The Urgency of Poetry, a draft

How the biggest mistake most people make, and they make it virtually every moment of their lives, is to believe that their language is both truth and adequate. (Is this one mistake incessantly made, or an infinite number of iterations of the same mistake; the mistake repeated endlessly?) A language can be true without being adequate and adequate without being true. No language can ever be both true and adequate. (As in particle physics we can have speed or location. Never both.) Adequate to what? True to what? To reality. A language can be true if it is partial. If it wants to be true to a contingency. Never to the thing itself, never to its totality. A language may be adequate in that it leads to the desired goal, even the perfect goal. An adequate language will get you through the maze into heaven. But it will deceive you if it leads you to believe you have understood the maze. It can tell you to love but it cannot tell you in this moment what action of yours is love. We can have contingent truth, contingent adequacy.

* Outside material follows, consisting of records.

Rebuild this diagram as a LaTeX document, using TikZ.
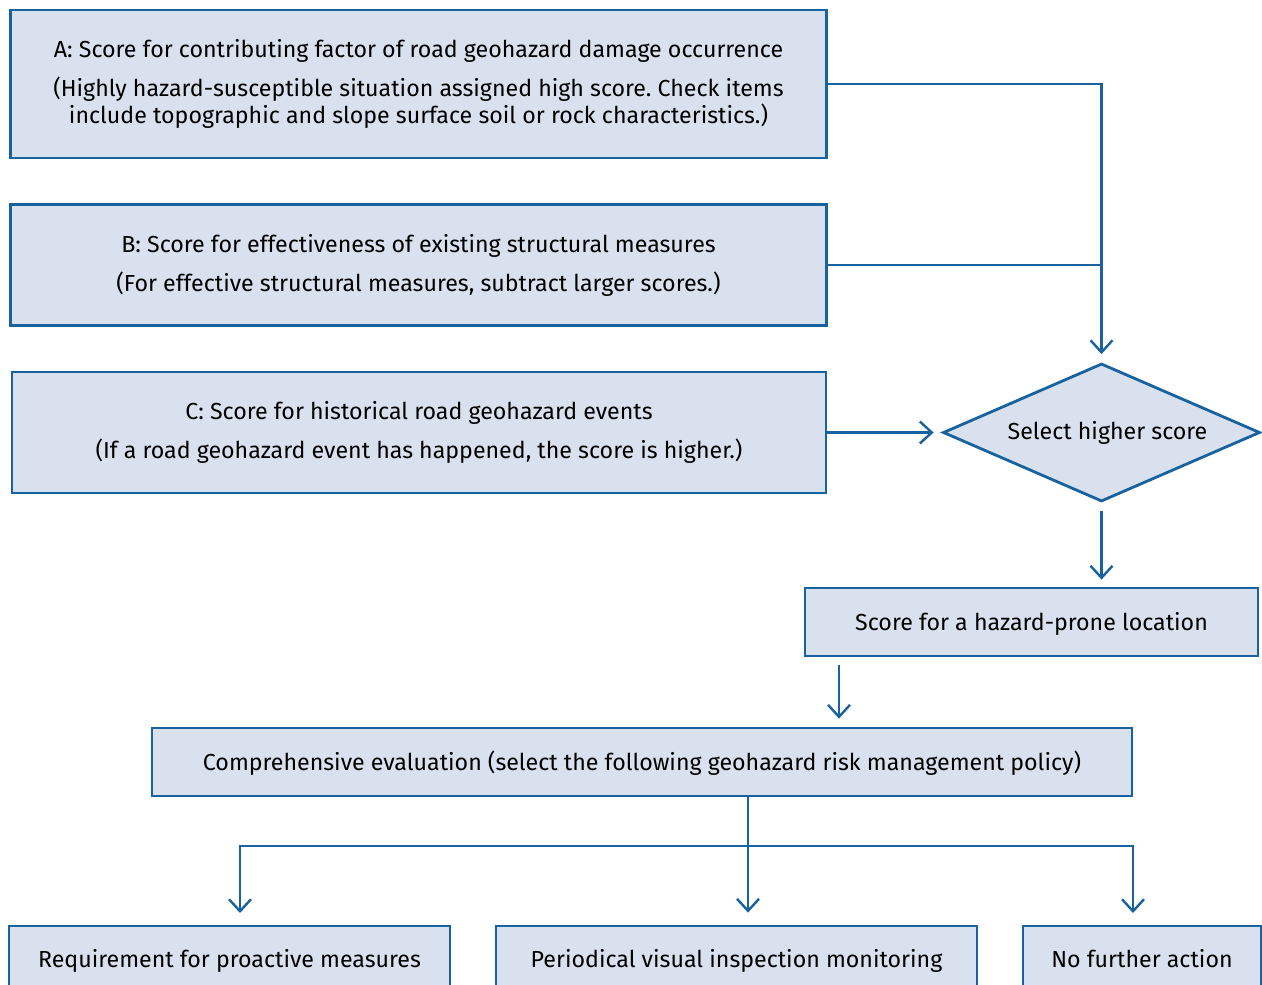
\documentclass[tikz,border=0pt]{standalone}
\usepackage{fontspec}
\setmainfont{Fira Sans}
\frenchspacing
\usetikzlibrary{shapes.geometric,positioning,arrows.meta}
\definecolor{hazblue}{RGB}{24,98,160}
\definecolor{hazfill}{RGB}{218,225,238}

\begin{document}
\begin{tikzpicture}[x=0.5pt,y=-0.5pt,
	box/.style={draw=hazblue, fill=hazfill, line width=1.4pt, align=center, inner sep=0pt, font=\fontsize{11.6}{13.5}\selectfont},
	single/.style={box, text height=1.8ex, text depth=0.2ex},
	flow/.style={draw=hazblue, line width=1.2pt, -{Straight Barb[length=6pt,width=11pt,line width=1.2pt]}},
	line/.style={draw=hazblue, line width=1.2pt}]
	\useasboundingbox (0,0) rectangle (1262,984);

	\node[box, minimum width=408pt, minimum height=74pt] (A) at (418.5,84)
		{A: Score for contributing factor of road geohazard damage occurrence\\[6pt]
		(Highly hazard-susceptible situation assigned high score. Check items\\
		include topographic and slope surface soil or rock characteristics.)};
	\node[box, minimum width=408pt, minimum height=60.5pt] (B) at (418.5,265)
		{B: Score for effectiveness of existing structural measures\\[6pt]
		(For effective structural measures, subtract larger scores.)};
	\node[box, minimum width=407pt, minimum height=60.5pt] (C) at (419,432.5)
		{C: Score for historical road geohazard events\\[6pt]
		(If a road geohazard event has happened, the score is higher.)};
	\node[box, diamond, aspect=2.3, minimum width=158.5pt, minimum height=69pt] (sel) at (1101.5,432.5)
		{\hspace*{6pt}Select higher score};
	\node[single, minimum width=226.5pt, minimum height=34pt] (score) at (1031.5,622)
		{Score for a hazard-prone location};
	\node[single, minimum width=490pt, minimum height=34pt] (comp) at (642,762)
		{Comprehensive evaluation (select the following geohazard risk management policy)};
	\node[single, minimum width=220.5pt, minimum height=33pt] (act1) at (229.5,959)
		{Requirement for proactive measures};
	\node[single, minimum width=240.5pt, minimum height=33pt] (act2) at (736.5,959)
		{Periodical visual inspection monitoring};
	\node[single, minimum width=119pt, minimum height=33pt] (act3) at (1142,959)
		{No further action};

	% branch points
	\coordinate (s1) at (839,655);
	\coordinate (c1) at (748,796);
	\coordinate (br) at (748,846);
	\coordinate (t1) at (240,925);
	\coordinate (t3) at (1133,925);

	\draw[flow, shorten >=4pt] (A.east) -| (sel.north);
	\draw[line] (B.east) -- (B.east -| sel.north);
	\draw[flow, shorten >=4pt] (C.east) -- (C.east -| sel.west);
	\draw[flow, shorten <=4pt, shorten >=3.5pt] (sel.south) -- (sel.south |- score.north);
	\draw[flow, shorten <=5pt, shorten >=4pt] (s1) -- (s1 |- comp.north);
	\draw[flow, shorten >=6pt] (c1) -- (c1 |- act2.north);
	\draw[flow, shorten >=6pt] (br) -| (t1);
	\draw[flow, shorten >=6pt] (br) -| (t3);
\end{tikzpicture}
\end{document}
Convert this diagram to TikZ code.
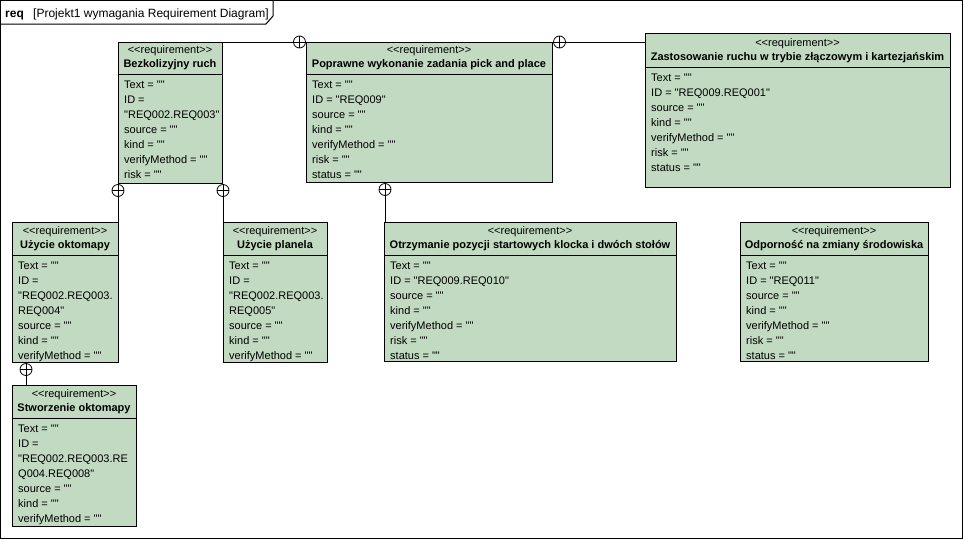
\documentclass[tikz,border=0pt]{standalone}
\usepackage{fontspec}
\newfontfamily\vp{Liberation Sans}
\usetikzlibrary{calc}
\definecolor{reqgreen}{RGB}{193,218,193}
\tikzset{
  reqbox/.style={draw=black, fill=reqgreen, line width=1pt, rectangle, inner sep=0pt, anchor=north west},
  attr/.style={anchor=base west, inner sep=0pt, font=\vp\fontsize{11}{13}\selectfont},
  stereo/.style={anchor=base, inner sep=0pt, font=\vp\fontsize{11}{13}\selectfont},
  rtitle/.style={anchor=base, inner sep=0pt, font=\vp\fontsize{11}{13}\selectfont\bfseries},
  contain/.style={circle, draw=black, fill=white, minimum size=12pt, inner sep=0pt, line width=0.8pt,
    path picture={\draw[line width=0.8pt] (path picture bounding box.north) -- (path picture bounding box.south)
      (path picture bounding box.west) -- (path picture bounding box.east);}},
  conn/.style={draw=black, line width=1pt}
}
% name, x1, y1, x2, y2, divider, title, attribute lines
\newcommand\rqbox[8]{%
  \node[reqbox, minimum width={#4-#2}, minimum height={#5-#3}] (#1) at (#2,#3) {};
  \draw[line width=1pt] (#2,#6) -- (#4,#6);
  \node[stereo] (#1s) at ({(#2+#4)/2},{#6-21}) {<{}<requirement>{}>};
  \node[rtitle] (#1t) at ({(#2+#4)/2},{#6-6.5}) {#7};
  \foreach \t [count=\i from 0] in {#8} {\node[attr] (#1a\i) at ({#2+6},{#6+14+15*\i}) {\t};}
}
\begin{document}
\begin{tikzpicture}[x=1pt,y=-1pt]
\useasboundingbox (0,0) rectangle (963,539);
\fill[white] (0,0) rectangle (963,539);
\draw[line width=1pt] (0.5,0.5) rectangle (962.5,538.5);
\draw[line width=1pt] (0.5,24) -- (266,24) -- (273,16) -- (273,0.5);
\node[anchor=base west, inner sep=0pt, font=\vp\fontsize{12}{14}\selectfont\bfseries] (hdr) at (5,17.5) {req};
\node[anchor=base west, inner sep=0pt, font=\vp\fontsize{12}{14}\selectfont] (hdrt) at (33,17.5) {[Projekt1 wymagania Requirement Diagram]};

\rqbox{b1}{118}{42}{222}{183}{74}{Bezkolizyjny ruch}{Text = "",ID =,"REQ002.REQ003",source = "",kind = "",verifyMethod = "",risk = ""}
\rqbox{b2}{306}{42}{552}{182}{74}{Poprawne wykonanie zadania pick and place}{Text = "",ID = "REQ009",source = "",kind = "",verifyMethod = "",risk = "",status = ""}
\rqbox{b3}{645}{33}{950}{187}{67}{Zastosowanie ruchu w trybie złączowym i kartezjańskim}{Text = "",ID = "REQ009.REQ001",source = "",kind = "",verifyMethod = "",risk = "",status = ""}
\rqbox{b4}{12}{222}{118}{362}{255}{Użycie oktomapy}{Text = "",ID =,"REQ002.REQ003.,REQ004",source = "",kind = "",verifyMethod = ""}
\rqbox{b5}{223}{222}{327}{362}{255}{Użycie planela}{Text = "",ID =,"REQ002.REQ003.,REQ005",source = "",kind = "",verifyMethod = ""}
\rqbox{b6}{384}{222}{676}{361}{255}{Otrzymanie pozycji startowych klocka i dwóch stołów}{Text = "",ID = "REQ009.REQ010",source = "",kind = "",verifyMethod = "",risk = "",status = ""}
\rqbox{b7}{740}{222}{928}{361}{255}{Odporność na zmiany środowiska}{Text = "",ID = "REQ011",source = "",kind = "",verifyMethod = "",risk = "",status = ""}
\rqbox{b8}{12}{385}{136}{526}{418}{Stworzenie oktomapy}{Text = "",ID =,"REQ002.REQ003.RE,Q004.REQ008",source = "",kind = "",verifyMethod = ""}

\node[contain] (c1) at ($(b2.north west)+(-6.5,0)$) {};
\node[contain] (c2) at ($(b2.north east)+(6.5,0)$) {};
\node[contain] (c3) at ($(b2.south west)+(79,6.5)$) {};
\node[contain] (c4) at ($(b1.south west)+(0,6.5)$) {};
\node[contain] (c5) at ($(b1.south east)+(0,6.5)$) {};
\node[contain] (c6) at ($(b4.south west)+(14,6.5)$) {};

\draw[conn] (b1.north east) -- (c1.west);
\draw[conn] (c2.east) -- (c2.east -| b3.west);
\draw[conn] (c3.south) -- (c3.south |- b6.north);
\draw[conn] (c4.south) -- (c4.south |- b4.north);
\draw[conn] (c5.south) -- (c5.south |- b5.north);
\draw[conn] (c6.south) -- (c6.south |- b8.north);
\end{tikzpicture}
\end{document}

How reality is NEVER a given, always mediated, always a perception-through-language.

How our self is dependent upon language—how our first memories coincide with our development of language.

How words co-create realities: examples (illimited), courage/cowardice, Nature/culture. Word/thing. Human/animal. Man/woman. Adult/child. Adolescent. Disease. Sanity. Freedom. Homosexuality. Democracy. 

How poetry (and art) enters and challenges reality.

How one either uses language to shore up one’s prejudices or one uses language to see past them, i.e. to take them down, to constantly paint and paper and build and remodel and tear apart and replace and return. To sell and to buy. Never to stop. Never to finish.  

Word and/vs story. Words are concepts, concepts words. Worlds are rooms; worlds are stories.

How who we are is literally the words we use and the stories we use those words to tell.